▶ PROMPT:
Copy, in full, each line of the material that holds the word "standalone".

▶ RECORDS PROVIDED:

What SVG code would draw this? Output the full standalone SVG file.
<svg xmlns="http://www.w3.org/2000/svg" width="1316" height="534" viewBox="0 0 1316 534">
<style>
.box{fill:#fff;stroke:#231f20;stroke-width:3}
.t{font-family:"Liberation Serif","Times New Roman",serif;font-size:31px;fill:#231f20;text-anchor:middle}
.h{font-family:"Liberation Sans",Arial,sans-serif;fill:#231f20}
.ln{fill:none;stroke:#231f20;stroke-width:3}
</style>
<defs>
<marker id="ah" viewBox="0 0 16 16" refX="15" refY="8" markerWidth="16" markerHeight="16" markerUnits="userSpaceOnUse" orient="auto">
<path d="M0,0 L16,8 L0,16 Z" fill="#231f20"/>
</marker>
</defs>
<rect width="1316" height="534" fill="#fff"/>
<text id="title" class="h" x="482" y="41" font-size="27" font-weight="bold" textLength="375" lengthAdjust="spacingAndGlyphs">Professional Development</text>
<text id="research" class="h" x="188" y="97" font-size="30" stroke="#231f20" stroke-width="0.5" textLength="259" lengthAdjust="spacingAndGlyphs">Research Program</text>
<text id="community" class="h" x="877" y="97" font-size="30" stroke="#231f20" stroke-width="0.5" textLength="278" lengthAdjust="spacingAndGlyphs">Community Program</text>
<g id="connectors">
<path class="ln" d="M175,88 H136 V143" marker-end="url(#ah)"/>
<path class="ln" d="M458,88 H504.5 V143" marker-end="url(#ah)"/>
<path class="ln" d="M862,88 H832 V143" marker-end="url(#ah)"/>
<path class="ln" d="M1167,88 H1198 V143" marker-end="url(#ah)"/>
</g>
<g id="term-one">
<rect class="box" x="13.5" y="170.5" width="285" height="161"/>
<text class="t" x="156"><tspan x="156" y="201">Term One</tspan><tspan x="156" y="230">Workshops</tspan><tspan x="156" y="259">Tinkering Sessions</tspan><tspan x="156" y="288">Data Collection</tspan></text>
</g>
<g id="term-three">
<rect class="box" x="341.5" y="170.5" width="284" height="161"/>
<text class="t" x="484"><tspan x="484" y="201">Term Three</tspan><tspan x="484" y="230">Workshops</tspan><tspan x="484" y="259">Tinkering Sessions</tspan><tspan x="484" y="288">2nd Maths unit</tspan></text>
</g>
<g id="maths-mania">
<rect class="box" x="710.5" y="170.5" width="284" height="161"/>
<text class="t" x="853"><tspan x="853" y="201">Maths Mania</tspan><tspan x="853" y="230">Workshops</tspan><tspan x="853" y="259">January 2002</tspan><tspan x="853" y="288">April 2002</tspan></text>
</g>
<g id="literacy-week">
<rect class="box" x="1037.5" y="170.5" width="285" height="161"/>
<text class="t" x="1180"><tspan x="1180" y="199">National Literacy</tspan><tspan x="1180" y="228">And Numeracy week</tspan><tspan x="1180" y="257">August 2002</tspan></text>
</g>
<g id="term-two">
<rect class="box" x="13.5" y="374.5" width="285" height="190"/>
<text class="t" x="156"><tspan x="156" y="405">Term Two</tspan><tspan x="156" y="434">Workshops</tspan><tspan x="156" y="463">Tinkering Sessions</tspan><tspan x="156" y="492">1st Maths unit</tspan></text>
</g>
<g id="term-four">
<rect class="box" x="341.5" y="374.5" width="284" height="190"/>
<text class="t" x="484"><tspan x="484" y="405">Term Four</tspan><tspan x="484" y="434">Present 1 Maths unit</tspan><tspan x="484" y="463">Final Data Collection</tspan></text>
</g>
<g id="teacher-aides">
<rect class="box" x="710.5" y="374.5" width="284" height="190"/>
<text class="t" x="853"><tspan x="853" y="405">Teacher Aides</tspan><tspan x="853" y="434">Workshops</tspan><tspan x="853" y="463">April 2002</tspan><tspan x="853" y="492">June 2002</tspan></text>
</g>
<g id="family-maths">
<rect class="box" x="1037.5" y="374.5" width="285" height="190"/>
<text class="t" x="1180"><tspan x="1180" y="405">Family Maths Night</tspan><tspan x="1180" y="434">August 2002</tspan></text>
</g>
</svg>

==

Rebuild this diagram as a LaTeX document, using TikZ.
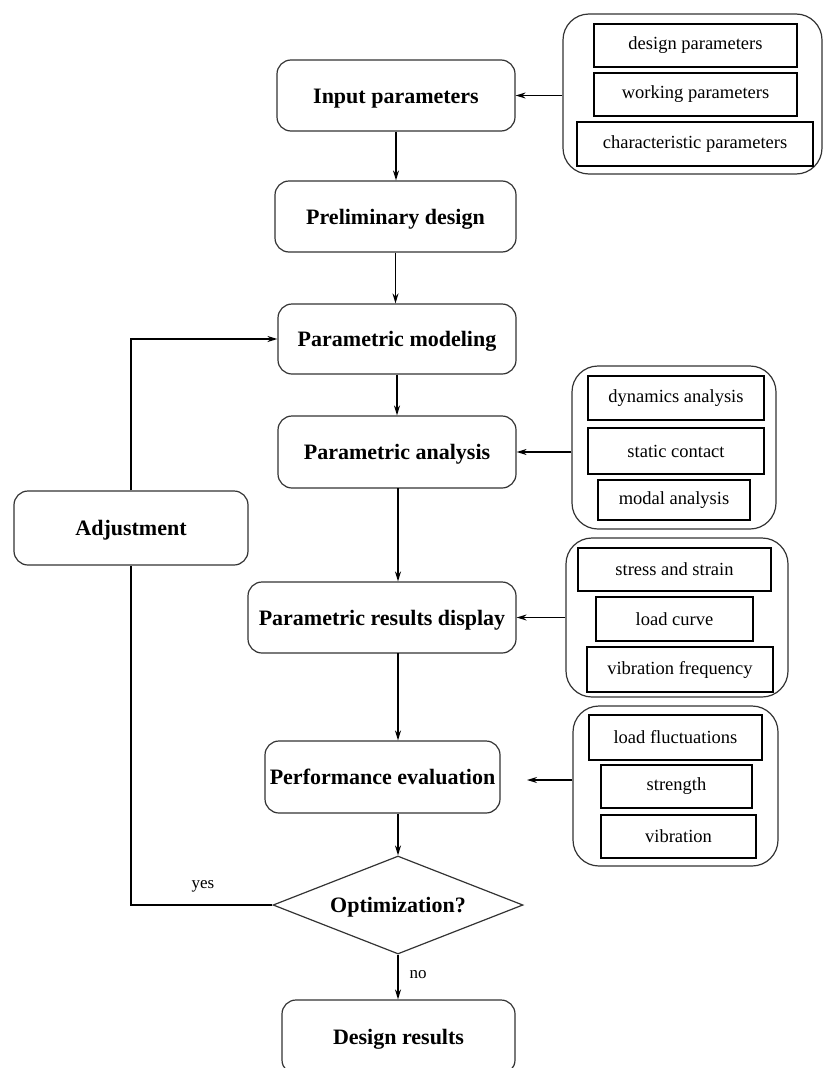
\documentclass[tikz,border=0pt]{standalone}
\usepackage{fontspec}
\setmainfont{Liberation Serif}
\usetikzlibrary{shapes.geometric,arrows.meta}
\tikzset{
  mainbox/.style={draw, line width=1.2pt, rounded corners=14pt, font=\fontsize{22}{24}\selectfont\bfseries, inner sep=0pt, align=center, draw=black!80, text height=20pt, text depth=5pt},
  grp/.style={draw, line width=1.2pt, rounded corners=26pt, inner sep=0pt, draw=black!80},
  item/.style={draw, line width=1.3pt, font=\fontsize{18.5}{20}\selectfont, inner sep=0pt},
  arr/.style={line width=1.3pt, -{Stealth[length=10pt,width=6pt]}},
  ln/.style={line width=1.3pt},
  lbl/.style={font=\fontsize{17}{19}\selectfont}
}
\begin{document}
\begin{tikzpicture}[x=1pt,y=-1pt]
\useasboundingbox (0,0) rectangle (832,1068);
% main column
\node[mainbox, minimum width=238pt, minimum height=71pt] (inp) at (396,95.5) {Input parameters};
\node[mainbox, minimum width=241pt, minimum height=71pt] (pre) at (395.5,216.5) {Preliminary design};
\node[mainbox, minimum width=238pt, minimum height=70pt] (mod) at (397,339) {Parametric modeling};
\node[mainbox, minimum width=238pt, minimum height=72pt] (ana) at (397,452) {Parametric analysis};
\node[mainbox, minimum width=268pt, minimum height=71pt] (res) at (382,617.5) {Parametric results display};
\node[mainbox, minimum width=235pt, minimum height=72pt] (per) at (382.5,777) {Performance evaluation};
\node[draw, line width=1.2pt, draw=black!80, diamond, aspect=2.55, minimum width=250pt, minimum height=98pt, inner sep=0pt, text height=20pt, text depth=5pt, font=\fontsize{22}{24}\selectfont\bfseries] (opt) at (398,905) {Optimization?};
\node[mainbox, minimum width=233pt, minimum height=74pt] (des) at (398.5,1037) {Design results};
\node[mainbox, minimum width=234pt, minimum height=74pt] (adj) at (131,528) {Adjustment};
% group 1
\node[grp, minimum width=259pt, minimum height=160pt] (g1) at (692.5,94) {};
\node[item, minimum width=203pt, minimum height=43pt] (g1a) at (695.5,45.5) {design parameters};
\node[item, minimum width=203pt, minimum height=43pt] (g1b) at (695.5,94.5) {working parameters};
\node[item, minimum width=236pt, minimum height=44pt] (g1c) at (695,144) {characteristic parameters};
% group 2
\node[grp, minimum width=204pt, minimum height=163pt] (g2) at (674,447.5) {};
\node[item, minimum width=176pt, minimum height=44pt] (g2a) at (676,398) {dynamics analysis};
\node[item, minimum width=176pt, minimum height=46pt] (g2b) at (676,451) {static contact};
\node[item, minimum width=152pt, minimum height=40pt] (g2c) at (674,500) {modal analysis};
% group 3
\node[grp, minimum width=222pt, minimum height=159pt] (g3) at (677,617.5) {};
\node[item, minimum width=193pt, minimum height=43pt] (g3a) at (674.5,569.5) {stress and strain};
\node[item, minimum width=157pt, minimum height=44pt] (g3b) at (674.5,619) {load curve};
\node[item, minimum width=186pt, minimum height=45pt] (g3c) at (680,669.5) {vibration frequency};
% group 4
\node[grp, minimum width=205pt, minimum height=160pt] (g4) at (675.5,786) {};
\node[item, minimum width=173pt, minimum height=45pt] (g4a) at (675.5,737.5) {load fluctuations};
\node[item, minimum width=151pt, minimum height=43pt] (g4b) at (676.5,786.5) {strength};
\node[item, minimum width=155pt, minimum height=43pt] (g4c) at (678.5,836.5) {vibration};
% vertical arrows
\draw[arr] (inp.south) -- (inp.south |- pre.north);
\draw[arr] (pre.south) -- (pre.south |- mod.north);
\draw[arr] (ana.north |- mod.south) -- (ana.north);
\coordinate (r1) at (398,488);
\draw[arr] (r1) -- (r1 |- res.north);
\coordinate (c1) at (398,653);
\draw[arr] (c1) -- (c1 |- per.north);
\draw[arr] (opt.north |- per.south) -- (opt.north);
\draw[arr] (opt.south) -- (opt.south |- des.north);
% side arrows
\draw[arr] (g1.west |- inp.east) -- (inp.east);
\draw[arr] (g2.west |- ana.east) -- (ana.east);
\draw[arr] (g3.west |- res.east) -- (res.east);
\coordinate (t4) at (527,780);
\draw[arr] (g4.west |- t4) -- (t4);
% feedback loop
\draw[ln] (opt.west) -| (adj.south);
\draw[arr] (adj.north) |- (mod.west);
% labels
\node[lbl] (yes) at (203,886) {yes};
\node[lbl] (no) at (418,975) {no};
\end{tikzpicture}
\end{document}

▶ OUTPUT:
What SVG code would draw this? Output the full standalone SVG file.
\documentclass[tikz,border=0pt]{standalone}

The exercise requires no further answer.